HINT: High-quality protein interactomes and their applications in understanding human disease

Abstract

Background: A global map of protein-protein interactions in cellular systems provides key insights into the workings of an organism. A repository of well-validated high-quality protein-protein interactions can be used in both large- and small-scale studies to generate and validate a wide range of functional hypotheses.

Results: We develop HINT (http://hint.yulab.org) - a database of high-quality protein-protein interactomes for human, Saccharomyces cerevisiae, Schizosaccharomyces pombe, and Oryza sativa. These were collected from several databases and filtered both systematically and manually to remove low-quality/erroneous interactions. The resulting datasets are classified by type (binary physical interactions vs. co-complex associations) and data source (high-throughput systematic setups vs. literature-curated small-scale experiments). We find strong sociological sampling biases in literature-curated datasets of small-scale interactions. An interactome without such sampling biases was used to understand network properties of human disease-genes - hubs are unlikely to cause disease, but if they do, they usually cause multiple disorders.

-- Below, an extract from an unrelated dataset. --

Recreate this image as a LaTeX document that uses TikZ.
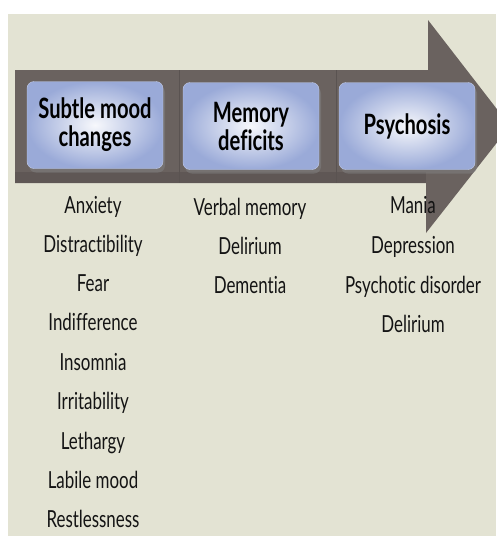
\documentclass[tikz,border=0pt]{standalone}
\usepackage{fontspec}
\setmainfont{Lato}[FakeStretch=0.72, Ligatures=NoCommon]
\usetikzlibrary{shadows}

\definecolor{bgbeige}{HTML}{E3E3D3}
\definecolor{arrowgray}{HTML}{6A625F}
\definecolor{boxblue}{HTML}{9AAAD8}

\begin{document}
\begin{tikzpicture}[x=1pt,y=-1pt,
  stage/.style={rounded corners=7pt, minimum width=136pt, minimum height=87pt,
    inner color=white!92!boxblue, outer color=boxblue, draw=boxblue!60!white, thin,
    drop shadow={shadow xshift=2pt, shadow yshift=-4pt, opacity=0.55},
    font=\fontsize{28}{28}\selectfont\bfseries, text=black, align=center, inner sep=0pt},
  item/.style={font=\fontsize{23.5}{23.5}\selectfont, text=black!92, inner sep=0pt,
    text height=17pt, text depth=5pt}]
\useasboundingbox (0,0) rectangle (496,536);
\fill[bgbeige] (8,14) rectangle (496,536);

% the big arrow
\fill[arrowgray] (15,70) -- (428,70) -- (428,20) -- (510,126) -- (426,233) -- (426,183) -- (15,183) -- cycle;
\fill[arrowgray!80!black, opacity=0.5] (15,172) rectangle (426,183);
\draw[arrowgray!85!black, line width=1pt] (179,70) -- (179,183);
\draw[arrowgray!85!black, line width=1pt] (336,70) -- (336,183);

% stages
\node[stage] (mood) at (95,125) {Subtle mood\\changes};
\node[stage] (memory) at (251,126) {Memory\\deficits};
\node[stage] (psychosis) at (407,126) {Psychosis};

% subtle mood changes
\node[item] (anxiety) at (93,207) {Anxiety};
\node[item] (distract) at (93,246) {Distractibility};
\node[item] (fear) at (93,285) {Fear};
\node[item] (indiff) at (93,324) {Indifference};
\node[item] (insomnia) at (93,364) {Insomnia};
\node[item] (irrit) at (93,403) {Irritability};
\node[item] (lethargy) at (93,443) {Lethargy};
\node[item] (labile) at (93,482) {Labile mood};
\node[item] (restless) at (93,521) {Restlessness};

% memory deficits
\node[item] (verbal) at (250,209) {Verbal memory};
\node[item] (delirium) at (250,248) {Delirium};
\node[item] (dementia) at (250,287) {Dementia};

% psychosis
\node[item] (mania) at (413,207) {Mania};
\node[item] (depression) at (413,247) {Depression};
\node[item] (psychotic) at (413,287) {Psychotic disorder};
\node[item] (delirium2) at (413,326) {Delirium};
\end{tikzpicture}
\end{document}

Conclusions: HINT is of significant interest to researchers in all fields of biology as it addresses the ubiquitous need of having a repository of high-quality protein-protein interactions. These datasets can be utilized to generate specific hypotheses about specific proteins and/or pathways, as well as analyzing global properties of cellular networks. HINT will be regularly updated and all versions will be tracked.

Figure 1

Flow diagram depicting the series of steps used to build HINT.

Figure 2

Binary and co-complex interactomes and degree distribution plots for human and S. cerevisiae.

Figure 3

Average overlap percentage between all pairs of databases for binary and co-complex interactions in human, S. cerevisiae (S.c.), and S. pombe (S.p.) before and after filtering.

Figure 4

Screenshot of the user interface of HINT.

Figure 5

A. Percentage of disease genes within proteins that have 0, 1, 2, 3, and > =4 interactions respectively. B. Plot of average number of publications associated with a protein versus the cumulative degree of the protein in the HT and LC interaction networks in human. C. Plot of average number of publications associated with a protein versus the cumulative degree of the protein in the HT and LC interaction networks in S. cerevisiae. D. Percentage of disease hubs within disease genes that have 0,1, and > =2 interactions respectively.